Written by: Matt Molgaard
Directed by: Nadia Dubijansky and Alexii Muftoll
I’m 100-percent certain that this film is not intended to be viewed while in a sober mind set. To call In the Tall Grass artistic might be a genuine undersell. This is more like an intricate puzzle we’re left to try and solve in seven minutes, with a piece or two – unbeknownst to the viewer – completely missing.
But there are a few things I thought were wonderfully executed. The moments of dread, when we’re still trying to figure out our characters. When we’re still trying to figure out who the bad guy is, and just how trapped we are inside the mind of one man (who seems to be agoraphobic to terrible lengths). In those sequences directors Nadia Dubijansky and Alexii Muftoll create very palpable tension. And the animation… good lord the animation is perfectly haunting.
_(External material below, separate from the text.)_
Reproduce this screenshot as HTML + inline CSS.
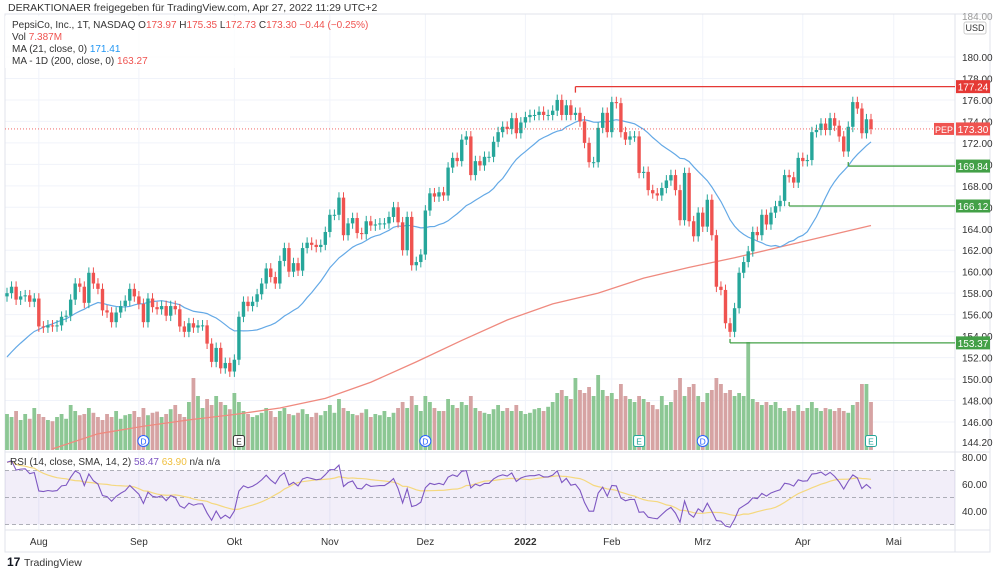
<!DOCTYPE html>
<html><head><meta charset="utf-8">
<style>
body{margin:0;background:#fff;width:1000px;height:575px;overflow:hidden;font-family:"Liberation Sans",sans-serif}
svg{position:absolute;left:0;top:0}
text{font-family:"Liberation Sans",sans-serif}
</style></head>
<body>
<svg id="c" width="1000" height="575" viewBox="0 0 1000 575"></svg>
<script>
const closes=[158.0,158.6,157.4,157.7,157.8,157.2,157.5,154.9,154.8,155.0,
154.9,155.0,155.8,155.9,157.4,158.9,158.6,157.1,159.9,158.9,
158.4,156.4,156.2,155.3,156.2,156.8,157.3,158.4,157.7,157.0,
155.3,157.5,156.7,156.5,156.8,155.9,156.8,156.5,154.9,154.4,
155.2,154.8,155.0,155.0,153.3,151.6,152.9,151.0,151.5,150.7,
151.8,155.8,157.2,156.8,157.2,157.9,158.9,160.3,159.5,158.9,
161.0,162.2,160.0,160.8,160.1,162.2,162.7,162.5,162.3,162.5,
163.7,165.3,165.3,166.9,163.4,164.5,165.0,163.6,163.5,164.7,
164.3,164.4,164.5,164.5,165.1,166.0,164.6,162.0,165.1,160.6,
160.9,161.6,165.7,167.3,167.0,167.4,167.1,169.7,170.6,170.3,
172.3,172.6,169.0,170.3,169.9,170.7,170.7,172.1,173.0,173.5,
173.3,174.3,172.9,173.9,174.4,174.6,174.6,174.9,174.6,174.6,
175.0,176.0,174.6,175.5,174.6,174.8,174.0,172.0,170.2,170.2,
173.4,174.8,173.0,175.8,175.7,173.0,172.3,
172.6,172.6,169.2,169.3,167.6,167.3,167.1,167.8,168.5,169.0,
167.6,164.8,169.2,164.7,163.3,165.5,164.2,166.7,163.4,158.6,
158.3,155.2,154.4,156.6,159.9,160.9,161.9,163.7,163.4,165.3,
164.4,165.5,166.1,166.6,169.0,168.8,168.3,170.6,170.3,170.4,
173.0,173.2,173.8,173.2,174.3,173.6,172.6,171.2,173.5,175.8,
175.2,172.9,174.2,173.3];
const preCloses=[149,148.2,149.5,150,149.2,150.5,151,150.3,151.5,152,151.2,152.5,153,152.4,153.6,154,153.3,154.5,155,154.6];
const volumes=[6,5.5,6.5,5,6,5.2,7,6,5.5,5,
4.8,5.5,6,5.2,7.5,6.5,5.8,6,7,6.2,
5.5,5,6,5.5,6.5,5.2,5.8,6,6.5,5.5,
7,5.8,6.2,6.4,5.5,6,6.8,7.5,6,5.5,
8,12,9,7,8.5,7.5,9,8,7.5,6.8,
9.5,8,6.5,6,5.5,5.8,6.2,7,6.5,5.5,
6.5,7,6,5.8,6.2,6.8,6,5.5,6.2,5.8,
6.5,7.5,6.2,8.5,7,6.5,6,5.8,6.2,6.8,
5.5,6,5.8,6.5,5.5,6.2,7,8,7,9,
7.5,6.5,9,8,7,6.5,6.5,8.5,7.5,7,
8,7.5,9,7,6.5,6.2,6,6.8,7.5,6.5,
7,6.5,7.5,6.5,6,6.2,6.8,7,6.5,7.2,
8,9.5,10,9,8.5,12,10,9.5,10.5,9,
12.5,10,9,9.5,8.5,11,9,
8.5,8,9,8.5,8,7.5,6.8,9,7.5,8,
10,12,9,10.5,11,9,8,9.5,10,12,
11,9.5,10,9,9.5,9,18,8.5,8,7.5,
8,7.5,8,7,6.5,7,6.5,7.5,6.5,7,
8,7,6.5,7,6.8,6.5,7,6.5,6.2,7.5,
8,11,11,8];
const ma200Pts=[143.5,144.9,145.6,146.2,146.7,147.3,148.2,149.7,151.6,153.6,155.5,157.0,158.0,159.4,160.4,161.3,162.3,163.3,164.3];
const priceTicks=[180,178,176,174,172,170,168,166,164,162,160,158,156,154,152,150,148,146];
const monthLabels=["Aug","Sep","Okt","Nov","Dez","2022","Feb","Mrz","Apr","Mai"];
const monthBars=[7,29,50,71,92,114,133,153,175,195];
const rsiTicks=[80,60,40];
const levels=[177.24,169.84,166.12,153.37];
const levelStart=[125,185,172,159];

const NS="http://www.w3.org/2000/svg";
const svg=document.getElementById('c');
function mk(tag,attrs,parent){const e=document.createElementNS(NS,tag);for(const k in attrs)e.setAttribute(k,attrs[k]);(parent||svg).appendChild(e);return e;}
const n=closes.length;
const X0=7,X1=871,step=(X1-X0)/(n-1);
const bx=i=>X0+i*step;
const py=p=>57+(180-p)*10.735;
const ry=v=>457+(80-v)*1.35;
const vy=v=>450-v*6;

const defs=mk('defs',{});
const cp=mk('clipPath',{id:'rsiclip'},defs);mk('rect',{x:5,y:453,width:950,height:77},cp);

let g=mk('g',{});
priceTicks.forEach(p=>{mk('line',{x1:5,x2:955,y1:py(p),y2:py(p),stroke:'#f0f3fa'},g);});
monthBars.forEach(b=>{const x=bx(b);mk('line',{x1:x,x2:x,y1:14,y2:530,stroke:'#f0f3fa'},g);});
mk('rect',{x:5,y:14,width:985,height:538,fill:'none',stroke:'#e0e3eb'});
mk('line',{x1:955,x2:955,y1:14,y2:552,stroke:'#e0e3eb'});
mk('line',{x1:5,x2:990,y1:452,y2:452,stroke:'#e0e3eb'});
mk('line',{x1:5,x2:990,y1:530,y2:530,stroke:'#e0e3eb'});

let t=mk('text',{x:8,y:11,'font-size':10.5,fill:'#333'});t.textContent='DERAKTIONAER freigegeben für TradingView.com, Apr 27, 2022 11:29 UTC+2';


let vg=mk('g',{});
for(let i=0;i<n;i++){const o=i?closes[i-1]:closes[0]-0.3;const up=closes[i]>=o;const y=vy(volumes[i]);
 const r=mk('rect',{x:bx(i)-1.9,y:y,width:3.8,height:450-y,fill:up?'#8cc794':'#d6a3a3'},vg);
 
 }

let pts=ma200Pts.map((v,k)=>{const i=Math.min(10+k*10,n-1);return bx(i)+','+py(v);}).join(' ');
let m2=mk('polyline',{points:pts,fill:'none',stroke:'#ef8a7f','stroke-width':1.3});


const all=preCloses.concat(closes);let ma=[];
for(let i=0;i<n;i++){let s=0;for(let k=0;k<21;k++)s+=all[i+20-k];ma.push(s/21);}
let m1=mk('polyline',{points:ma.map((v,i)=>bx(i)+','+py(v)).join(' '),fill:'none',stroke:'#64a9e6','stroke-width':1.2});


let cg=mk('g',{});
for(let i=0;i<n;i++){const o=i?closes[i-1]:closes[0]-0.3,c=closes[i];const up=c>=o;const col=up?'#26a69a':'#ef5350';
 const hi=Math.max(o,c)+0.5,lo=Math.min(o,c)-0.5,x=bx(i);
 mk('line',{x1:x,x2:x,y1:py(hi),y2:py(lo),stroke:col,'stroke-width':1},cg);
 const top=py(Math.max(o,c)),h=Math.max(1,py(Math.min(o,c))-top);
 const r=mk('rect',{x:x-1.7,y:top,width:3.4,height:h,fill:col},cg);
 
 }

mk('line',{x1:5,x2:955,y1:py(173.3),y2:py(173.3),stroke:'#ef5350','stroke-dasharray':'1 2','stroke-width':0.8});
let pep=mk('rect',{x:934,y:py(173.3)-6,width:20,height:12,fill:'#ef5350'});

t=mk('text',{x:944,y:py(173.3)+4,'font-size':9,fill:'#fff','text-anchor':'middle'});t.textContent='PEP';

levels.forEach((v,k)=>{const col=k==0?'#e53935':'#43a047';const y=py(v);
 const l=mk('line',{x1:bx(levelStart[k]),x2:955,y1:y,y2:y,stroke:col,'stroke-width':1.3});
 
 mk('line',{x1:bx(levelStart[k]),x2:bx(levelStart[k]),y1:y,y2:y+(k==0?6:-4),stroke:col,'stroke-width':1.3});});

priceTicks.forEach(p=>{if(p<181){const tt=mk('text',{x:962,y:py(p)+4,'font-size':10,fill:'#333'});tt.textContent=p.toFixed(2);
 }});
t=mk('text',{x:962,y:446,'font-size':10,fill:'#333'});t.textContent='144.20';
t=mk('text',{x:962,y:20,'font-size':10,fill:'#999'});t.textContent='184.00';
let ub=mk('rect',{x:964,y:22,width:22,height:12,rx:2,fill:'#fff',stroke:'#ccc'});
t=mk('text',{x:975,y:31,'font-size':9,fill:'#333','text-anchor':'middle'});t.textContent='USD';
const labs=[[173.3,'#ef5350']].concat(levels.map((v,k)=>[v,k==0?'#e53935':'#43a047']));
labs.forEach(([v,col])=>{const y=py(v);const r=mk('rect',{x:956,y:y-6.5,width:34,height:13,fill:col});
 
 const tt=mk('text',{x:973,y:y+4,'font-size':10,fill:'#fff','text-anchor':'middle'});tt.textContent=v.toFixed(2);});

const leg=mk('g',{});
mk('rect',{x:5,y:16,width:285,height:52,fill:'#fff',opacity:0.8},leg);
t=mk('text',{x:12,y:28,'font-size':10,fill:'#333'},leg);t.innerHTML='PepsiCo, Inc., 1T, NASDAQ  O<tspan fill="#ef5350">173.97</tspan>  H<tspan fill="#ef5350">175.35</tspan>  L<tspan fill="#ef5350">172.73</tspan>  C<tspan fill="#ef5350">173.30  −0.44 (−0.25%)</tspan>';
t=mk('text',{x:12,y:40,'font-size':10,fill:'#333'},leg);t.innerHTML='Vol  <tspan fill="#ef5350">7.387M</tspan>';
t=mk('text',{x:12,y:52,'font-size':10,fill:'#333'},leg);t.innerHTML='MA (21, close, 0)  <tspan fill="#2196f3">171.41</tspan>';
t=mk('text',{x:12,y:64,'font-size':10,fill:'#333'},leg);t.innerHTML='MA - 1D (200, close, 0)  <tspan fill="#ef5350">163.27</tspan>';

const dBars=[30,92,153],eBars=[51,139,190];
dBars.forEach(b=>{const x=bx(b);const c=mk('circle',{cx:x,cy:441,r:5.5,fill:'#fff',stroke:'#2962ff'});
 
 const tt=mk('text',{x:x,y:444.5,'font-size':8.5,fill:'#2962ff','text-anchor':'middle'});tt.textContent='D';});
eBars.forEach(b=>{const x=bx(b);const c=mk('rect',{x:x-5.5,y:435.5,width:11,height:11,rx:2,fill:'#fff',stroke:b==51?'#333':'#26a69a'});
 
 const tt=mk('text',{x:x,y:444.5,'font-size':8.5,fill:b==51?'#333':'#26a69a','text-anchor':'middle'});tt.textContent='E';});

mk('rect',{x:5,y:ry(70),width:950,height:ry(30)-ry(70),fill:'#7e57c2','fill-opacity':0.1});
[70,50,30].forEach(v=>mk('line',{x1:5,x2:955,y1:ry(v),y2:ry(v),stroke:'#9598a1','stroke-dasharray':'4 3','stroke-width':0.8}));
let ag=0,al=0,rsi=[];const seq=all;
for(let j=1;j<seq.length;j++){const d=seq[j]-seq[j-1];const gn=Math.max(d,0),ls=Math.max(-d,0);
 if(j<=14){ag+=gn/14;al+=ls/14;}else{ag=(ag*13+gn)/14;al=(al*13+ls)/14;}
 if(j>=20)rsi.push(al===0?100:100-100/(1+ag/al));}
let sma=[];for(let i=0;i<rsi.length;i++){let s=0,c=0;for(let k=Math.max(0,i-13);k<=i;k++){s+=rsi[k];c++;}sma.push(s/c);}
const rg=mk('g',{'clip-path':'url(#rsiclip)'});
let rs=mk('polyline',{points:sma.map((v,i)=>bx(i)+','+ry(v)).join(' '),fill:'none',stroke:'#f5d87e','stroke-width':1.2},rg);

let rl=mk('polyline',{points:rsi.map((v,i)=>bx(i)+','+ry(v)).join(' '),fill:'none',stroke:'#7e57c2','stroke-width':1.1},rg);

t=mk('text',{x:10,y:465,'font-size':10,fill:'#333'});t.innerHTML='RSI (14, close, SMA, 14, 2)  <tspan fill="#7e57c2">58.47</tspan>  <tspan fill="#f0c040">63.90</tspan>  n/a  n/a';

rsiTicks.forEach(v=>{const tt=mk('text',{x:962,y:ry(v)+4,'font-size':10,fill:'#333'});tt.textContent=v.toFixed(2);
 });

monthLabels.forEach((m,k)=>{const tt=mk('text',{x:bx(monthBars[k]),y:545,'font-size':10,fill:'#333','text-anchor':'middle','font-weight':m=='2022'?'bold':'normal'});tt.textContent=m;
 });

t=mk('text',{x:7,y:566,'font-size':12,fill:'#131722','font-weight':'bold'});t.textContent='17';
t=mk('text',{x:24,y:566,'font-size':10.5,fill:'#333'});t.textContent='TradingView';

</script>
</body></html>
I’ve got a feeling that each viewing of this one might see me understanding something I initially missed, or perceiving something different than each prior viewing. That’s an interesting thing to say, but this is a thought provoking film, and I don’t think for a second it can be properly summed up, in whole, with just one simple statement. There are a myriad of layers to the picture.
In the Tall Grass is brief at seven minutes, but it’s also extremely eerie and firm in its magnetism. Watch it, you won’t be sorry.